Anyway, Ed and I decided against going out today (Veteran's Day) on our annual pilgrimage to the Rips. Too damn cold and damp... We may do a sea bass trip Saturday out of Wildwood Crest on the Starlight. The weather is supposed to improve by then. Its tough getting old!


----------



## Manayunk Jake (Oct 3, 2001)

Greetings Oaks Bassman!

You asked about other south Jersey hotspots... Right now you can catch stripers off the sod banks at just about any causeway leading from the mainland onto the islands. You won't get any cows, but you can fill a two fish limit some nights/mormings because of a healthy mix of schoolies and adult fish.

For bigger stripers you'll have to try the open beaches.
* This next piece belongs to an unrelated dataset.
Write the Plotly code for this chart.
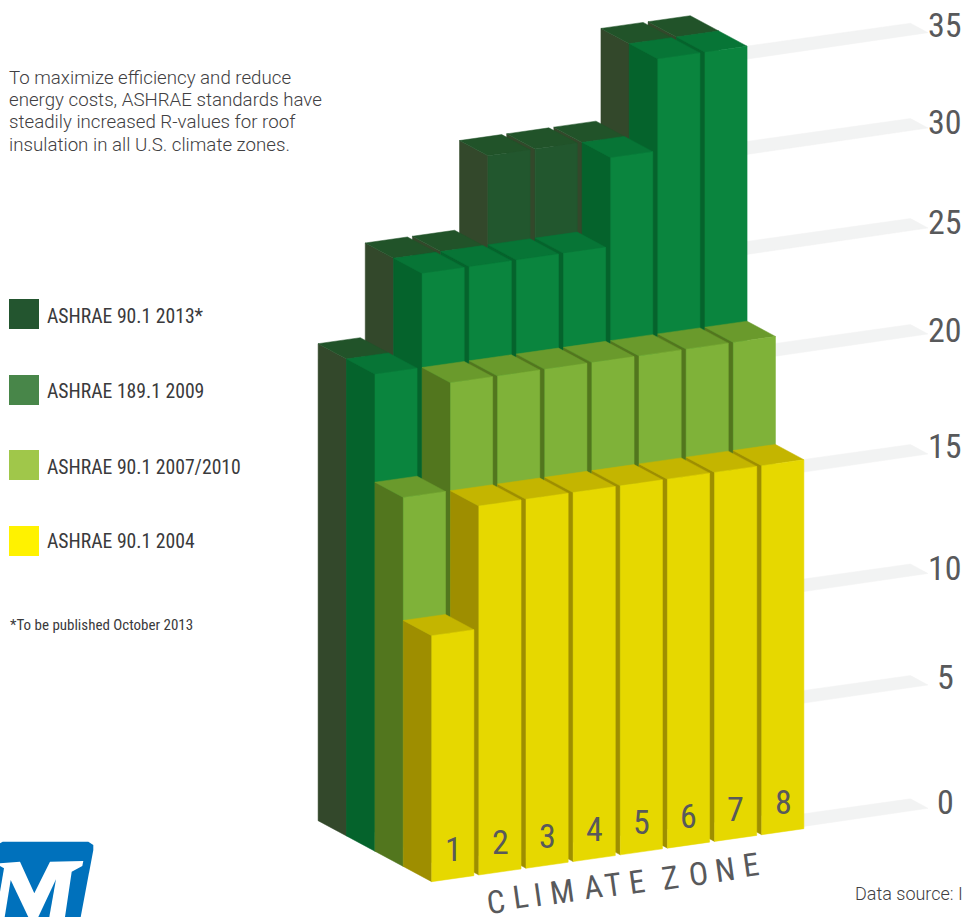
import plotly.graph_objects as go

ZONES = ["1", "2", "3", "4", "5", "6", "7", "8"]
R_2004 = [10, 15, 15, 15, 15, 15, 15, 15]
R_2007 = [15, 20, 20, 20, 20, 20, 20, 20]
R_189 = [20, 25, 25, 25, 25, 30, 35, 35]
R_2013 = [20, 25, 25, 30, 30, 30, 35, 35]
SERIES_NAMES = ["ASHRAE 90.1 2013*", "ASHRAE 189.1 2009", "ASHRAE 90.1 2007/2010", "ASHRAE 90.1 2004"]
TICKS = [0, 5, 10, 15, 20, 25, 30, 35]

# hand-drawn pseudo-3D scale of the original: rise in pixels per value
BAR_RISE = [0, 123, 246, 369, 477, 571, 660, 752]
TICK_TIP_Y = [808.3, 685, 573.5, 454, 334, 228, 128, 32.7]
TICK_LABEL_Y = [802, 677, 568, 446, 330, 222, 122, 25]

X0, Y0 = 431.7, 881.7
ZONE_DX, BAR_W, SLOPE = 47.14, 42.2, 0.1424
DEPTH_DX, DEPTH_DY = 28.4, 15.25

FONT_N = "Roboto Condensed"
FONT_S = "Roboto Light"
GREY = "#58595b"


def rise(v):
    for i in range(len(TICKS) - 1):
        if TICKS[i] <= v <= TICKS[i + 1]:
            t = (v - TICKS[i]) / (TICKS[i + 1] - TICKS[i])
            return BAR_RISE[i] + t * (BAR_RISE[i + 1] - BAR_RISE[i])
    return BAR_RISE[-1]


def pt(zone, layer, along, v):
    """Oblique projection: zone index, depth layer, fraction of bar width, value."""
    x = X0 + zone * ZONE_DX - layer * DEPTH_DX + along * BAR_W
    y = Y0 - (zone * ZONE_DX + along * BAR_W) * SLOPE - layer * DEPTH_DY - rise(v)
    return x, y


def poly(fig, pts, color):
    xs, ys = zip(*pts)
    fig.add_trace(go.Scatter(x=list(xs) + [xs[0]], y=list(ys) + [ys[0]], mode="lines", fill="toself",
                             fillcolor=color, line=dict(color=color, width=0.5),
                             hoverinfo="skip", showlegend=False))


fig = go.Figure()

LAYERS = [(3, R_2013, "#22572e", "#215329", "#33482b"),
          (2, R_189, "#0a853e", "#077536", "#05632c"),
          (1, R_2007, "#7fb239", "#6a9a2c", "#52761e"),
          (0, R_2004, "#e6d800", "#c4b500", "#9e8e00")]

# tick planes behind the bars
for i, t in enumerate(TICKS):
    front = next(l for l in (0, 1, 2, 3) if {0: R_2004, 1: R_2007, 2: R_189, 3: R_2013}[l][7] >= t)
    xs = X0 + 7 * ZONE_DX - front * DEPTH_DX + BAR_W
    yt = TICK_TIP_Y[i]
    poly(fig, [(xs, yt - 9.5 + 0.14 * (910.5 - xs)), (910.5, yt - 9.5), (928, yt), (xs, yt + 0.146 * (928 - xs))], "#f2f3f3")

# bars, back layer first, right to left
for layer, vals, c_front, c_top, c_side in LAYERS:
    for z in range(7, -1, -1):
        v = vals[z]
        a0, a1 = pt(z, layer, 0, 0), pt(z, layer, 0, v)
        b0, b1 = pt(z, layer + 1, 0, 0), pt(z, layer + 1, 0, v)
        c1, c0 = pt(z, layer, 1, v), pt(z, layer, 1, 0)
        d1 = pt(z, layer + 1, 1, v)
        poly(fig, [b0, b1, a1, a0], c_side)
        poly(fig, [b1, d1, c1, a1], c_top)
        poly(fig, [a0, a1, c1, c0], c_front)

ann = []


def text(x, y, s, size, color=GREY, font=FONT_N, anchor="center", angle=0):
    ann.append(dict(x=x, y=y, text=s, showarrow=False, xref="x", yref="y", xanchor=anchor, yanchor="middle",
                    textangle=angle, font=dict(family=font, size=size, color=color)))


for i, t in enumerate(TICKS):
    text(945, TICK_LABEL_Y[i], str(t), 34)

for z, label in enumerate(ZONES):
    x, y = pt(z, 0, 0.5, 0)
    text(x + 0.3, y - 29.5, label, 34)

TITLE_LETTERS = list("CLIMATE") + list("ZONE")
TITLE_X = [496, 520, 538, 562, 593, 613, 637, 670, 698, 725, 751]
TITLE_Y = [902, 897, 895, 892, 887, 885, 882, 878, 874, 870, 865]
for s, x, y in zip(TITLE_LETTERS, TITLE_X, TITLE_Y):
    text(x, y, s, 32, angle=-8)

PARA = ["To maximize efficiency and reduce", "energy costs, ASHRAE standards have",
        "steadily increased R-values for roof", "insulation in all U.S. climate zones."]
for s, y in zip(PARA, [78, 100, 122, 145]):
    text(7, y, s, 18.7, color="#414042", font=FONT_S, anchor="left")

LEG_COL = ["#23552f", "#488649", "#a0c74a", "#fff200"]
LEG_BOX = [299, 375, 450, 526]
LEG_TXT = [316, 391, 467, 541]
shapes = []
for n, c, b, ty in zip(SERIES_NAMES, LEG_COL, LEG_BOX, LEG_TXT):
    shapes.append(dict(type="rect", x0=9, x1=39, y0=b, y1=b + 30, fillcolor=c, line=dict(width=0), xref="x", yref="y"))
    text(45, ty, n, 19.7, color="#3a3a3c", anchor="left")
text(8, 625, "*To be published October 2013", 15, color="#3a3a3c", anchor="left")
text(853, 893, "Data source: I", 18, color="#414042", font=FONT_S, anchor="left")


def lg(pts):
    return "M" + " L".join(f"{x/3:.1f},{830+y/3:.1f}" for x, y in pts) + " Z"


shapes.append(dict(type="path", xref="x", yref="y", fillcolor="#0071bc", line=dict(width=0),
                   path=lg([(0, 40), (8, 35), (265, 35), (280, 45), (280, 60), (242, 261), (0, 261)])))
shapes.append(dict(type="path", xref="x", yref="y", fillcolor="#ffffff", line=dict(width=0),
                   path=lg([(0, 100), (60, 95), (103, 190), (150, 95), (250, 93), (247, 108), (215, 125), (195, 261), (0, 261)])))
for hole in ([(168, 148), (148, 261), (115, 261)], [(32, 150), (85, 261), (14, 261)], [(0, 108), (12, 115), (0, 185)]):
    shapes.append(dict(type="path", xref="x", yref="y", fillcolor="#0071bc", line=dict(width=0), path=lg(hole)))

fig.update_layout(width=964, height=917, margin=dict(l=0, r=0, t=0, b=0), paper_bgcolor="white", plot_bgcolor="white",
                  xaxis=dict(range=[0, 964], visible=False, fixedrange=True),
                  yaxis=dict(range=[917, 0], visible=False, fixedrange=True),
                  annotations=ann, shapes=shapes, showlegend=False, hovermode=False)
fig.write_html("out.html", post_script="document.body.style.margin='0';", config={"displayModeBar": False})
Most of the old pros stake out a hole around 2:00 AM and wait for a fish to grab a clam belly or chunk of fresh bunker. They're usually off the beaches by 6:00 AM.

You may see some guys casting plugs at the jetties and in the inlets, but they're opportunists. However, sometimes this kind of prospecting pays off. Then there's the beach patrol -- guys in ORVs riding the beaches and glassing for birds. Its more like hunting then fishing, but you don't freeze your ass off!

You can click on Hot Spots under On The Water on the left to get specific locations that traditionally give up fish, but these will be crowded on weekends. Still, there's always a couple of guys in the crowd who score big....


----------



## davehunt (Mar 27, 2003)

Jake,

I here ya'

The big 4-0 is about a month and a half away, I can't figure out how I got this old:jawdrop: 

I remeber turning 19 and a guy that I worked with had just turned 29, he warned me that the line from the Pink Floyd Song, "and then one day you find, 10 years have got behind you..." was too true. The part he didn't tell me was that 20 years would get behind me even faster 

The funny thing is, on the inside I still feel like the same imature knucklehead I've always been. (A fact I try my best to keep from my kids, no sense them knowing that I'm not really all that smart, I've just been around long enough to know some stuff)

Anyway, if the next 40 are half as much fun as the 1st 40, I'll be a happy camper.

Have a good day on the Starlight should be prime time for the Rips.

DH


----------